High school or junior college academic diploma

Intermediate Arts (IA) is an academic diploma awarded by a high school or junior college after the completion of 12th grade or equivalent in some countries like India and Nepal. However, as for Nepal, the usage of IA, ISc, and the like has become obsolete.

The University of London has functioned as a world-wide examining body on many levels for more than a century. It used to be the degree-awarding body for many colleges throughout the Commonwealth, which have since become independent universities in their own right, and served as a model for others. At the beginning, in 1837, London degrees such as Bachelor of Arts, were awarded after a single degree examination at least two years after passing the Matriculation (entry) examination, but in 1859 the Intermediate Examination in Arts was introduced making it a three-stage process. When the Bachelor of Science degree was introduced in 1867 it came with a similar Intermediate Examination in Science, and an Intermediate Examination in Law was added in 1867. It was not customary to put IA or ISc after one's name as would be done for BA or BSc.

Some Indian universities changed the IA or ISc to First Examination in Arts (or Science, or Law) which could be abbreviated to FA, FSc or FL. The unkind would lampoon those who put one of these after their name as "failed BA" or "failed law" etc.

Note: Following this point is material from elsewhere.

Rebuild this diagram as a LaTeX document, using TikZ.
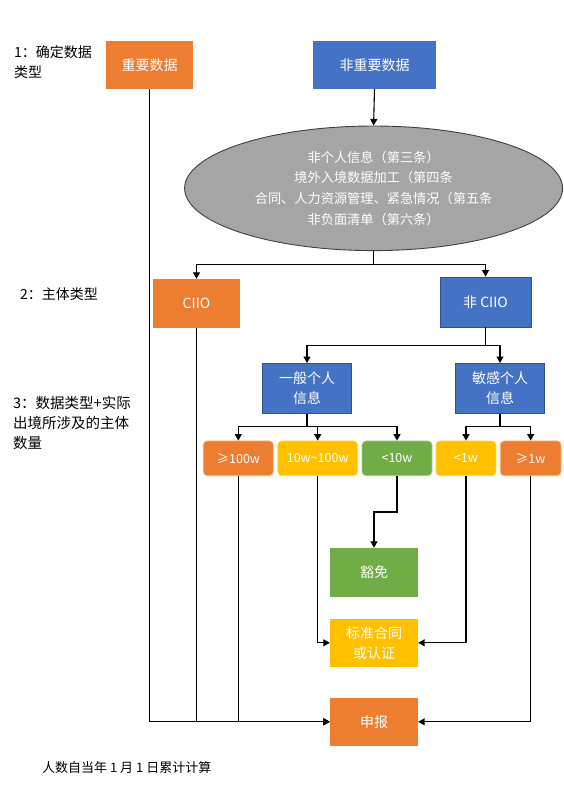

In England the University of London's Matriculation Examination functioned as a school-leaving examination in the local area before the School Certificate and Higher School Certificate were set up on a national basis. Rather than proceeding straight to university, it was possible to stay on at school and take the IA or ISc examinations a year later while still in the sixth form, thus shortening the time needed at university.